Discussion in 'Python' started by Bob Greschke, Jan 26, 2007.

  1. Bob Greschke

    Bob Greschke Guest

    I'm reading a file that has lines like

    bcsn; 1000000; 1223
    bcsn; 1000001; 1456
    bcsn; 1000003
    bcsn; 1000010; 4567

    The problem is the line with only the one semi-colon.
    Is there a fancy way to get Parts=Line.split(";") to make Parts always
    have three items in it, or do I just have to check the length of Parts
    and loop to add the required missing items (this one would just take
    Parts+=[""], but there are other types of lines in the file that have
    about 10 "fields" that also have this problem)?

    Thanks!

    Bob
    Bob Greschke, Jan 26, 2007
    #1
    1. Advertising

  2. Bob Greschke

    Duncan Booth Guest

    Bob Greschke <> wrote:

    > Is there a fancy way to get Parts=Line.split(";") to make Parts always
    > have three items in it, or do I just have to check the length of Parts
    > and loop to add the required missing items (this one would just take
    > Parts+=[""], but there are other types of lines in the file that have
    > about 10 "fields" that also have this problem)?

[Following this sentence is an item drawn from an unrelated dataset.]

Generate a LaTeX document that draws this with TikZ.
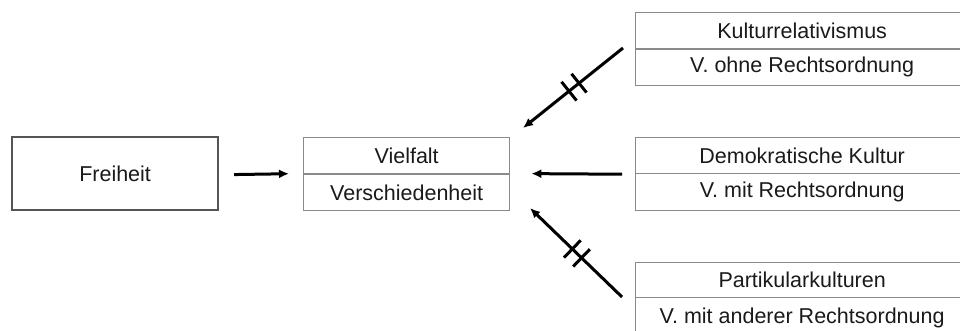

    >>> def nsplit(s, sep, n):

    return (s.split(sep) + [""]*n)[:n]

    >>> nsplit("bcsn; 1000001; 1456", ";", 3)

    ['bcsn', ' 1000001', ' 1456']
    >>> nsplit("bcsn; 1000001", ";", 3)

    ['bcsn', ' 1000001', '']
    >>>
    Duncan Booth, Jan 26, 2007
    #2
    1. Advertising

  3. Bob Greschke

    Bob Greschke Guest

    On 2007-01-26 11:13:56 -0700, Duncan Booth <> said:

    > Bob Greschke <> wrote:
    >
    >> Is there a fancy way to get Parts=Line.split(";") to make Parts always
    >> have three items in it, or do I just have to check the length of Parts
    >> and loop to add the required missing items (this one would just take
    >> Parts+=[""], but there are other types of lines in the file that have
    >> about 10 "fields" that also have this problem)?

    >
    >>>> def nsplit(s, sep, n):

    > return (s.split(sep) + [""]*n)[:n]
    >
    >>>> nsplit("bcsn; 1000001; 1456", ";", 3)

    > ['bcsn', ' 1000001', ' 1456']
    >>>> nsplit("bcsn; 1000001", ";", 3)

    > ['bcsn', ' 1000001', '']


    That's fancy enough. :) I didn't know you could do [""]*n. I never
    thought about it before.

    Thanks!

    Bob
    Bob Greschke, Jan 26, 2007
    #3
  4. On Fri, 26 Jan 2007 11:26:46 -0700, Bob Greschke <>
    declaimed the following in comp.lang.python:

    >
    > That's fancy enough. :) I didn't know you could do [""]*n. I never
    > thought about it before.
    >

    My first thought was getting it from the other side...

    >>> def nsplit(st, sp, n):

    .... return (st + (sp*n)).split(sp)[:n]
    ....
    >>> nsplit("this;is;a;sample", ";", 10)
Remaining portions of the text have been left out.